Following up their well-received debut EP, Another Record Sleeve, which sparked strong attention the way of the band and airplay from the likes of BBC 6 Music BBC Introducing, Mosley Bar uncage successor Royalities this month to show that the potency of the first was no flash in the pan. Offering four tracks with a fine line in instinctive catchiness and enterprise, the EP reinforces the British North West hailing quartet’s potential of making a real impression on the UK rock scene.
Formed in 2015, Mosley Bar draw on the inspiration of bands such as Arctic Monkeys, The Libertines, Catfish and the Bottlemen, Two Door Cinema Club, and Circa Waves in a sound which has a certain familiarity to it but equally a freshness of youth and imagination. Certainly the first pair of artists in that selection of influences comes to mind easily with the band’s sound but infests without disguising the potential of bolder adventures ahead; a promise which is richer and already more imaginative in their new offering against the strong showing within Another Record Sleeve.
Royalties opens up with a song which has already lured praise carrying attention, Two Apart quickly enticing ears with its initial guitar jangle around the distinctive tones of vocalist/guitarist Ryan Ward. In no time, the swinging lure of Tim Williams’s bass and the melodic enticement of guitarist Adam Eccleston add to the song’s blossoming, the lively beats of Matthew Wright driving things with spirit. It is easy to see why the infectious exploits and dynamic prowess of the track has drawn keen plaudits, its boisterous exploits and web of melodic and sonic enterprise an accomplished and riveting proposal lined by that enjoyable Arctic Monkeys spicing.

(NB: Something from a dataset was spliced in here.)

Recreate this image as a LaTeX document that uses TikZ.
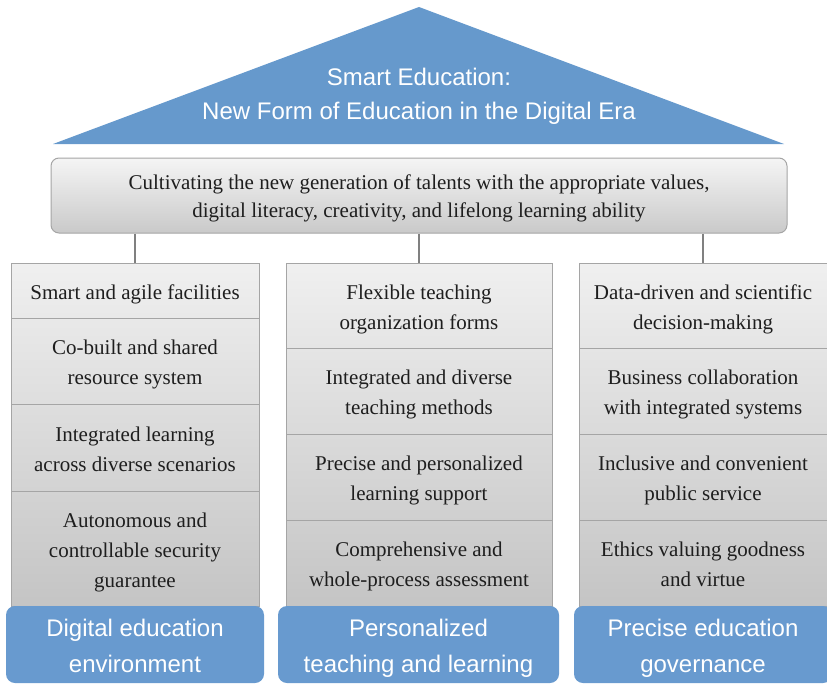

With increasing drama and emotive intensity roaring through ears, the excellent opener makes way for the similarly instinctively catchy Wide Awake. Its own line in hooks and flirtatious industry is even swifter in persuasion than that of its virulent predecessor, Eccleston and Wards’ guitars infesting feet and hips as the latter continues to bring his magnetic voice to the rousing mix. For us, the track simply outshines the first and pretty much anything from the band to date; its body boisterous and character a fine blend of recognisable and new essences colluding in one irresistible incitement.
The punchy stroll of next up Philip is aligned to a melodic shimmer and psych pop flavouring, contrasting textures which unite with evocative imagination around the hearty stomp of a song erupting with persuasive zeal. It is another frisky and buoyant landscape of sound which grows listen by listen into a rousing temptation; a growing temptation also emulated in Chasing which brings things to a fine close. The slow burner of the bunch, though its breezy energy and playful nature is a quick success on ears and appetite, the song simmers and shines with increasing potency to provide another highly enjoyable outing with Mosley Bar.
Listening to Royalities, it feels like now is the time for Mosley Bar to add bolder, more unpredictable elements to their music. Their new release does have a whiff of that evolution to be fair and added to the band’s natural weaving of infectious music around insightful words, there is no reason that the journey ahead for band and fan will not be eventful and thoroughly enjoyable.
Royalties is out now across most online stores.